■ **SET TASK**
Skip every picture and transcribe the remaining material exactly.

::::::::

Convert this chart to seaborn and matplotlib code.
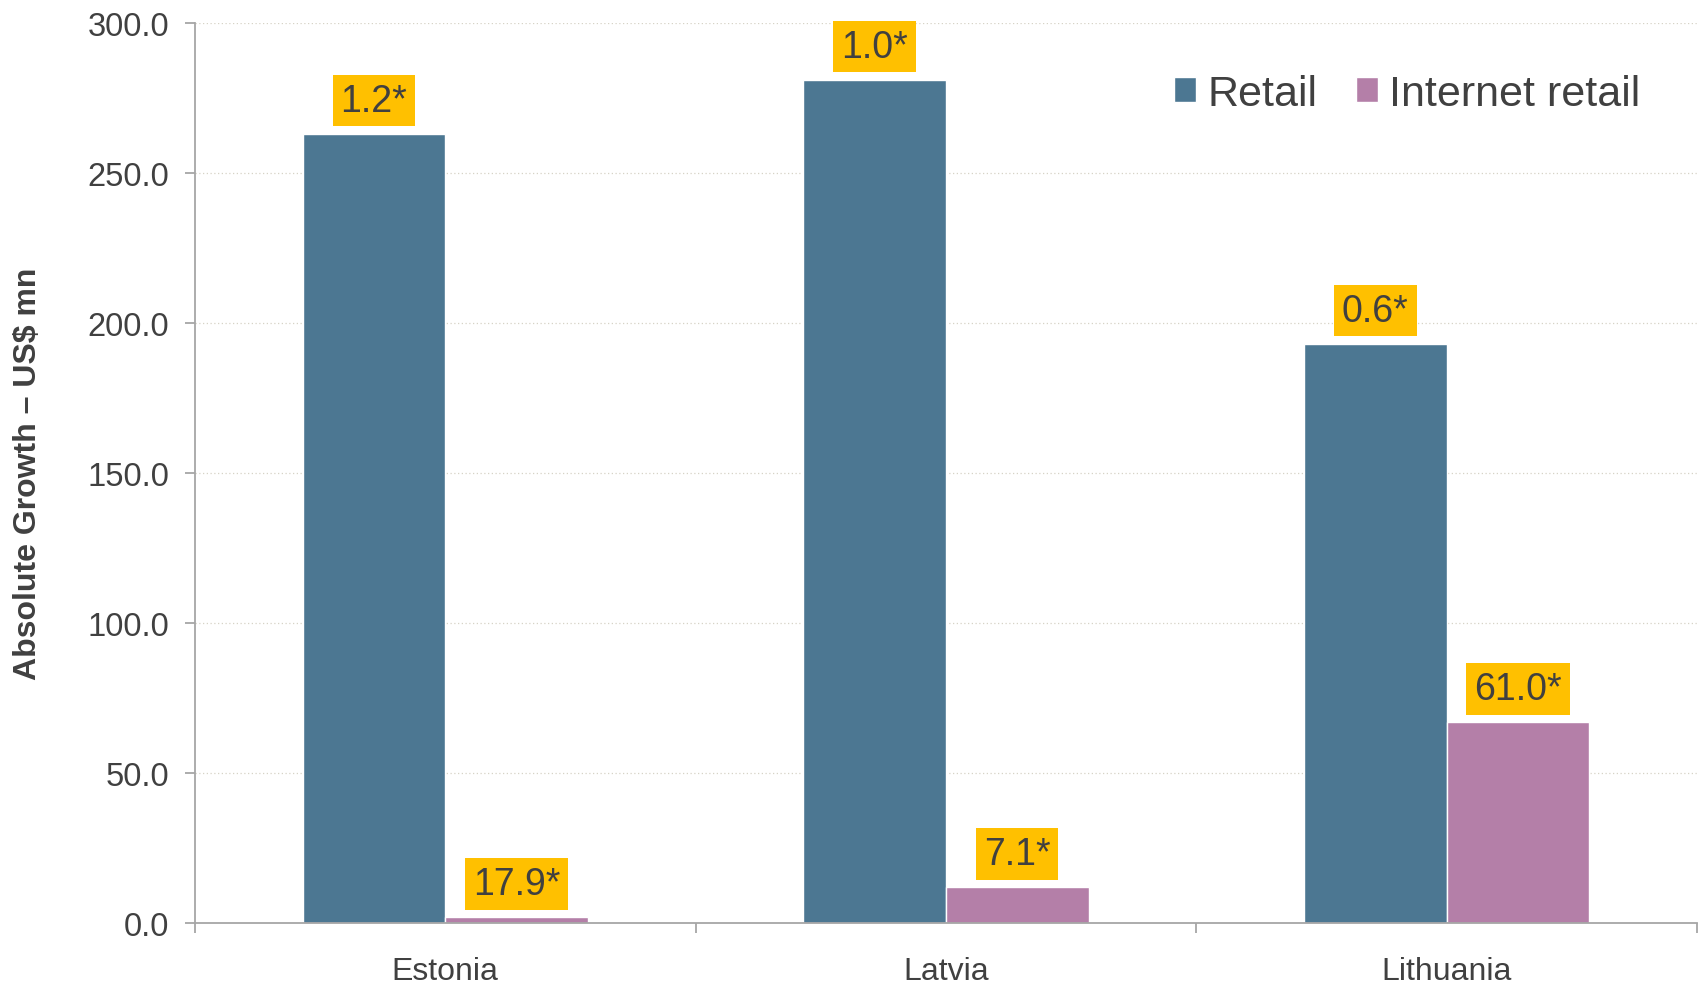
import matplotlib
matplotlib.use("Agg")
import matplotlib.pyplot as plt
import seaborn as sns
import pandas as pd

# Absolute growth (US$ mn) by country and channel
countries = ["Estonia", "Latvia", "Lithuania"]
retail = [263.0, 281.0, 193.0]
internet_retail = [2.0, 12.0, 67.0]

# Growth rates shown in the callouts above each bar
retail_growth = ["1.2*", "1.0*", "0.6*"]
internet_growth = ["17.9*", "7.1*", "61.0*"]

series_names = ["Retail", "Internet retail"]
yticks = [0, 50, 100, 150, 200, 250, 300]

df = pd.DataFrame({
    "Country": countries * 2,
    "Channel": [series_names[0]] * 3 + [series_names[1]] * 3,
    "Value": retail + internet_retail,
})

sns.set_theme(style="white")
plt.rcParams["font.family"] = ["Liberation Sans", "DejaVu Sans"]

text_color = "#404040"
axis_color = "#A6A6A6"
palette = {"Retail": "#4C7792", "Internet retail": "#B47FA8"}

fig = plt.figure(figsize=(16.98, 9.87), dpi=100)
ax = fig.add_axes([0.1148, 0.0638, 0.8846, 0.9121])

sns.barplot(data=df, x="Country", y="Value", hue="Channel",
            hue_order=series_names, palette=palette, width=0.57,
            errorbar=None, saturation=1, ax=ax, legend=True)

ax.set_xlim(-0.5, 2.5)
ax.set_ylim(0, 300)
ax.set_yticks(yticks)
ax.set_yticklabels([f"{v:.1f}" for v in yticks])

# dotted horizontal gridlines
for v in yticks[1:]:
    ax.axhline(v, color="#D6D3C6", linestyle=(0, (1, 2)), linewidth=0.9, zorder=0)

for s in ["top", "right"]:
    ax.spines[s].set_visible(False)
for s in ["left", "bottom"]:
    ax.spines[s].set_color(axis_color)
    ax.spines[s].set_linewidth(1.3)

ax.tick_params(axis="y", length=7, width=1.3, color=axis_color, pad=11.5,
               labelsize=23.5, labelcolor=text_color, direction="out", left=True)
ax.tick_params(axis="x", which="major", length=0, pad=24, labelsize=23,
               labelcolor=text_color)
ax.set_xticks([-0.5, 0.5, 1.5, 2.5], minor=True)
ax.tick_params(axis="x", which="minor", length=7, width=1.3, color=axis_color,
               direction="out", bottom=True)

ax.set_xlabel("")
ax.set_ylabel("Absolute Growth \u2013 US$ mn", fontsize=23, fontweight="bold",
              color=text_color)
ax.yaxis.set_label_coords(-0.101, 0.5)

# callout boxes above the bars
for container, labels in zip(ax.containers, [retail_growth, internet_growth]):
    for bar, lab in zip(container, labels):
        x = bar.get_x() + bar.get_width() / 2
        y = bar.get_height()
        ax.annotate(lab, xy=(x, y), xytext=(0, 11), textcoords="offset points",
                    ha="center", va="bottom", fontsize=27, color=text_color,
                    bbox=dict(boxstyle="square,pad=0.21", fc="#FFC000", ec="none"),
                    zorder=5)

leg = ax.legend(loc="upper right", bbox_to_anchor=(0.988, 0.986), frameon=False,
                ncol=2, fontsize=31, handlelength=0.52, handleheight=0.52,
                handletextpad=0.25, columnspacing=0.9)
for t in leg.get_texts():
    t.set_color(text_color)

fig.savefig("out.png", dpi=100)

::::::::

■ **RESPONSE TO THE EXERCISE**
Convert this chart to seaborn and matplotlib code.
import matplotlib
matplotlib.use("Agg")
import matplotlib.pyplot as plt
import seaborn as sns
import pandas as pd

# Absolute growth (US$ mn) by country and channel
countries = ["Estonia", "Latvia", "Lithuania"]
retail = [263.0, 281.0, 193.0]
internet_retail = [2.0, 12.0, 67.0]

# Growth rates shown in the callouts above each bar
retail_growth = ["1.2*", "1.0*", "0.6*"]
internet_growth = ["17.9*", "7.1*", "61.0*"]

series_names = ["Retail", "Internet retail"]
yticks = [0, 50, 100, 150, 200, 250, 300]

df = pd.DataFrame({
    "Country": countries * 2,
    "Channel": [series_names[0]] * 3 + [series_names[1]] * 3,
    "Value": retail + internet_retail,
})

sns.set_theme(style="white")
plt.rcParams["font.family"] = ["Liberation Sans", "DejaVu Sans"]

text_color = "#404040"
axis_color = "#A6A6A6"
palette = {"Retail": "#4C7792", "Internet retail": "#B47FA8"}

fig = plt.figure(figsize=(16.98, 9.87), dpi=100)
ax = fig.add_axes([0.1148, 0.0638, 0.8846, 0.9121])

sns.barplot(data=df, x="Country", y="Value", hue="Channel",
            hue_order=series_names, palette=palette, width=0.57,
            errorbar=None, saturation=1, ax=ax, legend=True)

ax.set_xlim(-0.5, 2.5)
ax.set_ylim(0, 300)
ax.set_yticks(yticks)
ax.set_yticklabels([f"{v:.1f}" for v in yticks])

# dotted horizontal gridlines
for v in yticks[1:]:
    ax.axhline(v, color="#D6D3C6", linestyle=(0, (1, 2)), linewidth=0.9, zorder=0)

for s in ["top", "right"]:
    ax.spines[s].set_visible(False)
for s in ["left", "bottom"]:
    ax.spines[s].set_color(axis_color)
    ax.spines[s].set_linewidth(1.3)

ax.tick_params(axis="y", length=7, width=1.3, color=axis_color, pad=11.5,
               labelsize=23.5, labelcolor=text_color, direction="out", left=True)
ax.tick_params(axis="x", which="major", length=0, pad=24, labelsize=23,
               labelcolor=text_color)
ax.set_xticks([-0.5, 0.5, 1.5, 2.5], minor=True)
ax.tick_params(axis="x", which="minor", length=7, width=1.3, color=axis_color,
               direction="out", bottom=True)

ax.set_xlabel("")
ax.set_ylabel("Absolute Growth \u2013 US$ mn", fontsize=23, fontweight="bold",
              color=text_color)
ax.yaxis.set_label_coords(-0.101, 0.5)

# callout boxes above the bars
for container, labels in zip(ax.containers, [retail_growth, internet_growth]):
    for bar, lab in zip(container, labels):
        x = bar.get_x() + bar.get_width() / 2
        y = bar.get_height()
        ax.annotate(lab, xy=(x, y), xytext=(0, 11), textcoords="offset points",
                    ha="center", va="bottom", fontsize=27, color=text_color,
                    bbox=dict(boxstyle="square,pad=0.21", fc="#FFC000", ec="none"),
                    zorder=5)

leg = ax.legend(loc="upper right", bbox_to_anchor=(0.988, 0.986), frameon=False,
                ncol=2, fontsize=31, handlelength=0.52, handleheight=0.52,
                handletextpad=0.25, columnspacing=0.9)
for t in leg.get_texts():
    t.set_color(text_color)

fig.savefig("out.png", dpi=100)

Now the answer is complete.